▶ Task brief
Can you output the material exactly as written, minus any pictures it holds?

▶ Given material

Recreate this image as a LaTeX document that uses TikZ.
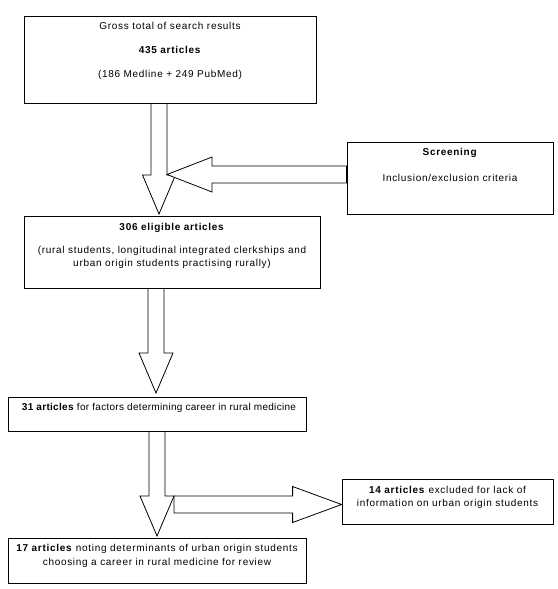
\documentclass[tikz,border=0pt]{standalone}
\usepackage{fontspec}
\setmainfont{Liberation Sans}[LetterSpace=7]
\newfontfamily\tightfont{Liberation Sans}[LetterSpace=3]
\usetikzlibrary{calc,positioning}

% hollow block arrow: tail, tip, shaft half-width, head half-width, head length
\newcommand{\fatarrow}[5]{%
  \coordinate (fa-base) at ($(#2)!#5!(#1)$);
  \draw[blockarrow]
    ($(#1)!#3!90:(#2)$) -- ($(fa-base)!#3!90:(#2)$) -- ($(fa-base)!#4!90:(#2)$)
    -- (#2) -- ($(fa-base)!#4!-90:(#2)$) -- ($(fa-base)!#3!-90:(#2)$)
    -- ($(#1)!#3!-90:(#2)$) -- cycle;}

\begin{document}
\begin{tikzpicture}[
  x=1pt, y=-1pt,
  font=\fontsize{10}{13.5}\selectfont,
  box/.style={draw, line width=.8pt, inner sep=0pt},
  boxtext/.style={align=center, inner sep=0pt},
  blockarrow/.style={draw, fill=white, line width=.8pt, line join=miter}
]

\fill[white] (0,0) rectangle (557,589);
\useasboundingbox (0,0) rectangle (557,589);

% boxes
\node[box, minimum width=292, minimum height=87] (gross) at (170,59.5) {};
\node[box, minimum width=206, minimum height=72] (screen) at (450,178) {};
\node[box, minimum width=296, minimum height=72] (eligible) at (172,252) {};
\node[box, minimum width=298, minimum height=34] (factors) at (157,414) {};
\node[box, minimum width=211, minimum height=45] (excluded) at (447.5,501.5) {};
\node[box, minimum width=298, minimum height=45] (review) at (157,560.5) {};

% box texts
\node[boxtext, below=6.5pt of gross.north] (grosstext)
  {Gross total of search results\\[10.5pt]\textbf{435 articles}\\[10.5pt](186 Medline + 249 PubMed)};
\node[boxtext, below=6.5pt of screen.north] (screentext)
  {\textbf{Screening}\\[12.5pt]Inclusion/exclusion criteria};
\node[boxtext, below=7pt of eligible.north] (eligibletext)
  {\textbf{306 eligible articles}\\[9.5pt](rural students, longitudinal integrated clerkships and\\urban origin students practising rurally)};
\node[boxtext, font=\fontsize{10}{13.5}\tightfont, below=6.5pt of factors.north, xshift=2pt] (factorstext)
  {\textbf{31 articles} for factors determining career in rural medicine};
\node[boxtext, below=7pt of excluded.north] (excludedtext)
  {\textbf{14 articles} excluded for lack of\\information on urban origin students};
\node[boxtext, below=6.5pt of review.north] (reviewtext)
  {\textbf{17 articles} noting determinants of urban origin students\\choosing a career in rural medicine for review};

% arrow ends
\coordinate (t1) at (159,0 |- gross.south);
\coordinate (h1) at (159,214);
\coordinate (ts) at (screen.west |- 0,174.5);
\coordinate (hs) at (167,174.5);
\coordinate (t2) at (156,0 |- eligible.south);
\coordinate (h2) at (156,393);
\coordinate (t3) at (157,0 |- factors.south);
\coordinate (h3) at (157,536);
\coordinate (tx) at (174,504.5);
\coordinate (hx) at (excluded.west |- 0,504.5);

% block arrows
\fatarrow{t1}{h1}{8pt}{16.5pt}{39pt}
\fatarrow{ts}{hs}{8.5pt}{17.5pt}{45pt}
\fatarrow{t2}{h2}{8pt}{17pt}{40pt}
\fatarrow{t3}{h3}{8pt}{17pt}{40pt}
\fatarrow{tx}{hx}{8.5pt}{18pt}{49pt}

\end{tikzpicture}
\end{document}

▶ Worked answer
Recreate this image as a LaTeX document that uses TikZ.
\documentclass[tikz,border=0pt]{standalone}
\usepackage{fontspec}
\setmainfont{Liberation Sans}[LetterSpace=7]
\newfontfamily\tightfont{Liberation Sans}[LetterSpace=3]
\usetikzlibrary{calc,positioning}

% hollow block arrow: tail, tip, shaft half-width, head half-width, head length
\newcommand{\fatarrow}[5]{%
  \coordinate (fa-base) at ($(#2)!#5!(#1)$);
  \draw[blockarrow]
    ($(#1)!#3!90:(#2)$) -- ($(fa-base)!#3!90:(#2)$) -- ($(fa-base)!#4!90:(#2)$)
    -- (#2) -- ($(fa-base)!#4!-90:(#2)$) -- ($(fa-base)!#3!-90:(#2)$)
    -- ($(#1)!#3!-90:(#2)$) -- cycle;}

\begin{document}
\begin{tikzpicture}[
  x=1pt, y=-1pt,
  font=\fontsize{10}{13.5}\selectfont,
  box/.style={draw, line width=.8pt, inner sep=0pt},
  boxtext/.style={align=center, inner sep=0pt},
  blockarrow/.style={draw, fill=white, line width=.8pt, line join=miter}
]

\fill[white] (0,0) rectangle (557,589);
\useasboundingbox (0,0) rectangle (557,589);

% boxes
\node[box, minimum width=292, minimum height=87] (gross) at (170,59.5) {};
\node[box, minimum width=206, minimum height=72] (screen) at (450,178) {};
\node[box, minimum width=296, minimum height=72] (eligible) at (172,252) {};
\node[box, minimum width=298, minimum height=34] (factors) at (157,414) {};
\node[box, minimum width=211, minimum height=45] (excluded) at (447.5,501.5) {};
\node[box, minimum width=298, minimum height=45] (review) at (157,560.5) {};

% box texts
\node[boxtext, below=6.5pt of gross.north] (grosstext)
  {Gross total of search results\\[10.5pt]\textbf{435 articles}\\[10.5pt](186 Medline + 249 PubMed)};
\node[boxtext, below=6.5pt of screen.north] (screentext)
  {\textbf{Screening}\\[12.5pt]Inclusion/exclusion criteria};
\node[boxtext, below=7pt of eligible.north] (eligibletext)
  {\textbf{306 eligible articles}\\[9.5pt](rural students, longitudinal integrated clerkships and\\urban origin students practising rurally)};
\node[boxtext, font=\fontsize{10}{13.5}\tightfont, below=6.5pt of factors.north, xshift=2pt] (factorstext)
  {\textbf{31 articles} for factors determining career in rural medicine};
\node[boxtext, below=7pt of excluded.north] (excludedtext)
  {\textbf{14 articles} excluded for lack of\\information on urban origin students};
\node[boxtext, below=6.5pt of review.north] (reviewtext)
  {\textbf{17 articles} noting determinants of urban origin students\\choosing a career in rural medicine for review};

% arrow ends
\coordinate (t1) at (159,0 |- gross.south);
\coordinate (h1) at (159,214);
\coordinate (ts) at (screen.west |- 0,174.5);
\coordinate (hs) at (167,174.5);
\coordinate (t2) at (156,0 |- eligible.south);
\coordinate (h2) at (156,393);
\coordinate (t3) at (157,0 |- factors.south);
\coordinate (h3) at (157,536);
\coordinate (tx) at (174,504.5);
\coordinate (hx) at (excluded.west |- 0,504.5);

% block arrows
\fatarrow{t1}{h1}{8pt}{16.5pt}{39pt}
\fatarrow{ts}{hs}{8.5pt}{17.5pt}{45pt}
\fatarrow{t2}{h2}{8pt}{17pt}{40pt}
\fatarrow{t3}{h3}{8pt}{17pt}{40pt}
\fatarrow{tx}{hx}{8.5pt}{18pt}{49pt}

\end{tikzpicture}
\end{document}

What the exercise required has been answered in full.